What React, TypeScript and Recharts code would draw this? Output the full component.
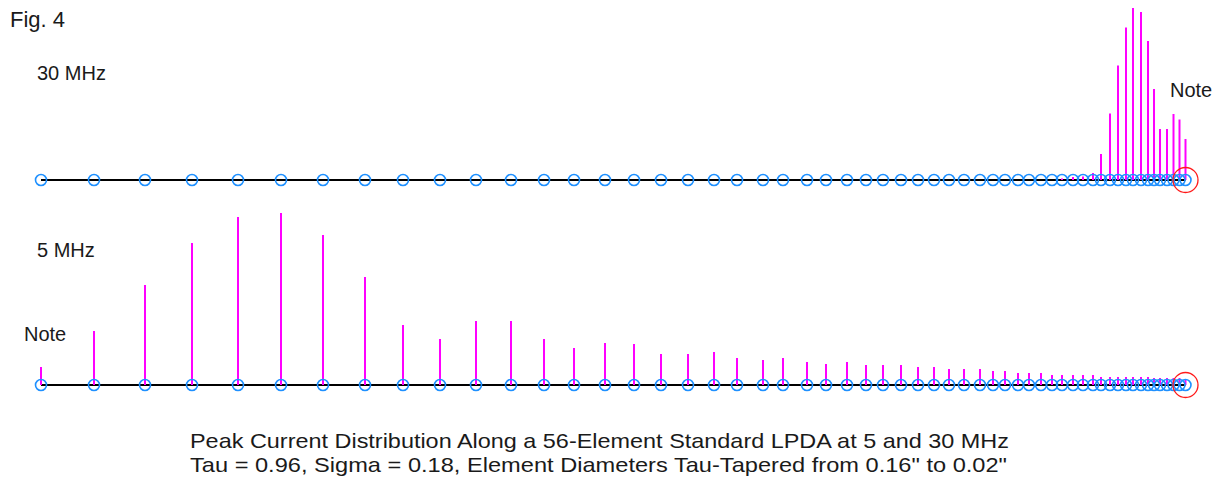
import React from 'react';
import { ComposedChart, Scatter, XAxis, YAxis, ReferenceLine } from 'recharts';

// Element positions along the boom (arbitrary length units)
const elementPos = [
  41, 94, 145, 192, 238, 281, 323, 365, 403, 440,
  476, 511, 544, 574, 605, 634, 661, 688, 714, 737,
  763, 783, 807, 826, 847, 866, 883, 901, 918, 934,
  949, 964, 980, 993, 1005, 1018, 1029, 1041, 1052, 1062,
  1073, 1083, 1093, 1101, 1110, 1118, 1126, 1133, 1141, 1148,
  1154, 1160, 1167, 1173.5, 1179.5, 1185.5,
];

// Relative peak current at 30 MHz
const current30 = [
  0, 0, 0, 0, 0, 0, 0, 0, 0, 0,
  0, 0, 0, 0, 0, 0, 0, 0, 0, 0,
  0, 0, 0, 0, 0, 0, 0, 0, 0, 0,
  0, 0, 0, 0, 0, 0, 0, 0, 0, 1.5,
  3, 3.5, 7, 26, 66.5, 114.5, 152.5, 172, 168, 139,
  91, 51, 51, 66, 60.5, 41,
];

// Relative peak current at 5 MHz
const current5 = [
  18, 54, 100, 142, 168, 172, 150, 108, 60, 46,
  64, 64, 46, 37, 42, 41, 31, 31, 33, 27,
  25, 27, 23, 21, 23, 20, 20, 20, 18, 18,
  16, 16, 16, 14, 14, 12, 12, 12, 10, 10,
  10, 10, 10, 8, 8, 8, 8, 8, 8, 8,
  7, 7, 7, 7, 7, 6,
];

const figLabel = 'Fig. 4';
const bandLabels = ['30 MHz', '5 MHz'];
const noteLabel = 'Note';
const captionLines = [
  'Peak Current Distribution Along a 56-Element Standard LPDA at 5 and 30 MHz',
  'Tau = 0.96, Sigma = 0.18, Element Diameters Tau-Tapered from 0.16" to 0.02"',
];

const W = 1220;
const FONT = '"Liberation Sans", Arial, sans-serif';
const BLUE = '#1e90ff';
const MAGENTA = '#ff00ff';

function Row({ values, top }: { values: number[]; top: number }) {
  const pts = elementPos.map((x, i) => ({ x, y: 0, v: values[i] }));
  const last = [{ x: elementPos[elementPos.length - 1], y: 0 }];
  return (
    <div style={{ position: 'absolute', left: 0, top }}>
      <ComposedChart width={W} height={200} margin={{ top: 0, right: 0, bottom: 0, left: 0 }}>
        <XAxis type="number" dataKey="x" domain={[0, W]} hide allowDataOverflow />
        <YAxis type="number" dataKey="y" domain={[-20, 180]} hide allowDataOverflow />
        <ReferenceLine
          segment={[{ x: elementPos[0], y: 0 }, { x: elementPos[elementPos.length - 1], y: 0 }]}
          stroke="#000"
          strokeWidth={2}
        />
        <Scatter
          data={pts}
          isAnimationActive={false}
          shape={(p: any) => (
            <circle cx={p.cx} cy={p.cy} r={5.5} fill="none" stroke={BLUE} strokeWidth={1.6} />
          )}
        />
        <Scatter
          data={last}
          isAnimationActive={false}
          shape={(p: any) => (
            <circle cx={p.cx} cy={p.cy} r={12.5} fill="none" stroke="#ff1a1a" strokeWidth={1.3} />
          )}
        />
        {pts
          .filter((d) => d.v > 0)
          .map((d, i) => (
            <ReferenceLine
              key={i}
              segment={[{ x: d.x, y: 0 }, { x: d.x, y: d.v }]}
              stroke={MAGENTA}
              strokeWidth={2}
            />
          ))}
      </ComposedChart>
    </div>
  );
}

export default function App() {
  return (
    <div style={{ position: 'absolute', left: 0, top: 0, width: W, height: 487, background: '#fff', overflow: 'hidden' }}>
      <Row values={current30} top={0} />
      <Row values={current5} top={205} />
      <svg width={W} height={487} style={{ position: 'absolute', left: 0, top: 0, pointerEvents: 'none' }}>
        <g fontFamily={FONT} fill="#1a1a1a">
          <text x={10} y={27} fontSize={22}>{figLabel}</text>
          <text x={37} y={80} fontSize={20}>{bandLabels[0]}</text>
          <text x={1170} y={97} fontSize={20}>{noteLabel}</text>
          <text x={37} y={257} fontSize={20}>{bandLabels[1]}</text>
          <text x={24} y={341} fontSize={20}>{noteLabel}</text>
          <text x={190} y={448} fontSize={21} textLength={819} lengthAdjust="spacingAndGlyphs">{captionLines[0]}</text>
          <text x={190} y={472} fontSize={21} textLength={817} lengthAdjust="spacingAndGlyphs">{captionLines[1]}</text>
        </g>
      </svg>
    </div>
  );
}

## What this task involves
Give again, exactly, the lines from the start of the data through the one holding "XAxis, YAxis, ReferenceLine"; omit the pictures.

## Response
What React, TypeScript and Recharts code would draw this? Output the full component.
import React from 'react';
import { ComposedChart, Scatter, XAxis, YAxis, ReferenceLine } from 'recharts';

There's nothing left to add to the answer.